I'm working in a multi-user git environment. My workflow is to work in a branch, and pull from the remote into local master, then rebase my working branch, merge the branch with local master, then push to the remote repo.

In the most recent pull there 6 new commits, one of them my code needs to take precedence over.

If I rebase, I'll need to resolve several conflicts, and then replace existing objects with my own. I can do that, but it seems pretty manual, and begging for problems.

What's a better way to handle this?

A: 

I'm not sure there is a better way. If two commits conflict then you have to tell git how to resolve it.

Your question suggests that it's a little bigger than that, though. It sounds like you've done "framework A with supporting object B" and the mainline has done "framework C with supporting object D" and you want to discard C&D in favour of A&B. Is that correct?

If so, then you're still stuck with the same problem: you need to decide what to tell git. If new code has supplanted old code then git can't know unless you tell it.
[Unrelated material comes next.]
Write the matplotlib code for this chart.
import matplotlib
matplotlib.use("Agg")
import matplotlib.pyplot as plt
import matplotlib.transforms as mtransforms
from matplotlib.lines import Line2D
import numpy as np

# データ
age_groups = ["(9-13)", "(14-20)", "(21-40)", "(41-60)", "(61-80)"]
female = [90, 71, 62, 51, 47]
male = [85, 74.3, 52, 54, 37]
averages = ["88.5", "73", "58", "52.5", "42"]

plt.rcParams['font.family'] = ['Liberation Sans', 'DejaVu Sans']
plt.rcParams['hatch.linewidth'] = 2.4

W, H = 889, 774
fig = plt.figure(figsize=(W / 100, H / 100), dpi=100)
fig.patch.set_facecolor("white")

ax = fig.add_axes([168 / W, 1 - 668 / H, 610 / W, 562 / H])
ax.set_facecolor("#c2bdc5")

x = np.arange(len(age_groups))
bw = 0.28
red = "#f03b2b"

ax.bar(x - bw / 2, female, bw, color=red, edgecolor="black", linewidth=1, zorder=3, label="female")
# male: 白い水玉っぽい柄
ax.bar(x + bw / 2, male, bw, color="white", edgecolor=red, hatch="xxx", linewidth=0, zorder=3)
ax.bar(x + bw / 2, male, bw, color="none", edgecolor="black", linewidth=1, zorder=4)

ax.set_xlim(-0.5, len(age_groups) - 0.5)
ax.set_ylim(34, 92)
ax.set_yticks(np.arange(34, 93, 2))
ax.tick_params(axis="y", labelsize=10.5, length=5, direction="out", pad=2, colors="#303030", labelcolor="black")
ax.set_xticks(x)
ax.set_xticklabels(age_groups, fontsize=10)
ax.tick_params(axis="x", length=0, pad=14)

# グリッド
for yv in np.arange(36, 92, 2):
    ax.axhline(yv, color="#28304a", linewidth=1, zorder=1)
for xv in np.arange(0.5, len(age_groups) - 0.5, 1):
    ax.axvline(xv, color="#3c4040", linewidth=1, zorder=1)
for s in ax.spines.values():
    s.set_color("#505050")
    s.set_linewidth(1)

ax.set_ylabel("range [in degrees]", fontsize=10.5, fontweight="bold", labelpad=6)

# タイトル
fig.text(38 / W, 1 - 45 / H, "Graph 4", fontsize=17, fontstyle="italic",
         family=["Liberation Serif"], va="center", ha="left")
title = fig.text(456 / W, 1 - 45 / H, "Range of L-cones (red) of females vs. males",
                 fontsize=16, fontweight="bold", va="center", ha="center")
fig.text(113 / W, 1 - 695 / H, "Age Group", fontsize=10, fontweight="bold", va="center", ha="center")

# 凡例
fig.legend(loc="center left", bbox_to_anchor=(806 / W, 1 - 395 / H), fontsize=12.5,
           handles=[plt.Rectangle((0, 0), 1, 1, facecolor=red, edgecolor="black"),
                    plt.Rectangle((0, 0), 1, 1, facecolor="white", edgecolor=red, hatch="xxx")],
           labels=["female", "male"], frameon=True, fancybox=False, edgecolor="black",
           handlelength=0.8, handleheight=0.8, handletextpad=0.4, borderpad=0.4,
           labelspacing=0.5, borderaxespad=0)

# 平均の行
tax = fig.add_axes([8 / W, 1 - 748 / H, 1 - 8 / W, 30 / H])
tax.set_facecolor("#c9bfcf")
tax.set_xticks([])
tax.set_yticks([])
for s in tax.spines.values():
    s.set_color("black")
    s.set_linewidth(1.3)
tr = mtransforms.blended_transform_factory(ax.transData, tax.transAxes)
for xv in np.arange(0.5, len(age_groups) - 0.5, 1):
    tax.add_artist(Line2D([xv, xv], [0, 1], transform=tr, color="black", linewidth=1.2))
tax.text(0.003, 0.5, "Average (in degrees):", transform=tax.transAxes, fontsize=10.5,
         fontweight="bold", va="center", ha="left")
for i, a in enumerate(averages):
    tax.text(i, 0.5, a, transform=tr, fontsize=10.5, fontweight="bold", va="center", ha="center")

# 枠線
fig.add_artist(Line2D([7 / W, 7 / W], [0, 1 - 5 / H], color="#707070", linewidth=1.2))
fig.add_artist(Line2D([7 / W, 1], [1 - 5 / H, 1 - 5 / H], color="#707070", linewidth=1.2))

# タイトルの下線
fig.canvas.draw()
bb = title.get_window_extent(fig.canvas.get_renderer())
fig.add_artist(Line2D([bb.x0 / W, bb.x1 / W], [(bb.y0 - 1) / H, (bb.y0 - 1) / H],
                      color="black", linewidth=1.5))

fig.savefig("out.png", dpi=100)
Ultimately, you'll have to either rebase or merge and both will have the same set of conflicts.

Cameron Skinner
Yes, that pretty much sums it, I was hoping I could pull up to the offending commit, merge my changes, then pull the rest, rather than the door to door fighting I'm looking at.
Joe Cairns
You can (kinda) do that...you can pull commits one-by-one and fix them as you go rather than doing a big pull-and-merge. Rebase will effectively do that, but it will merge *your* commits one-by-one rather than the mainline ones.
Cameron Skinner
After reading the other answer I see I misunderstood slightly: it wasn't clear that you wanted to *completely* discard a mainline commit. In that case `revert` is the way to go.
Cameron Skinner
+2  A: 

You can git revert the bad commit in the master branch, and then rebase to your topic branch:

git checkout master
git revert <sha1>
git rebase master topic
Gabe Moothart
Small nitpick: You can shorten the last two `git` commands into `git rebase master topic`.
Frerich Raabe
@Frerich fixed, thanks!
Gabe Moothart
Thanks Gabe and French, I think this is exactly what I was looking for but couldn't get my head around for some reason. Seems perfectly clear and exactly what I was trying to do.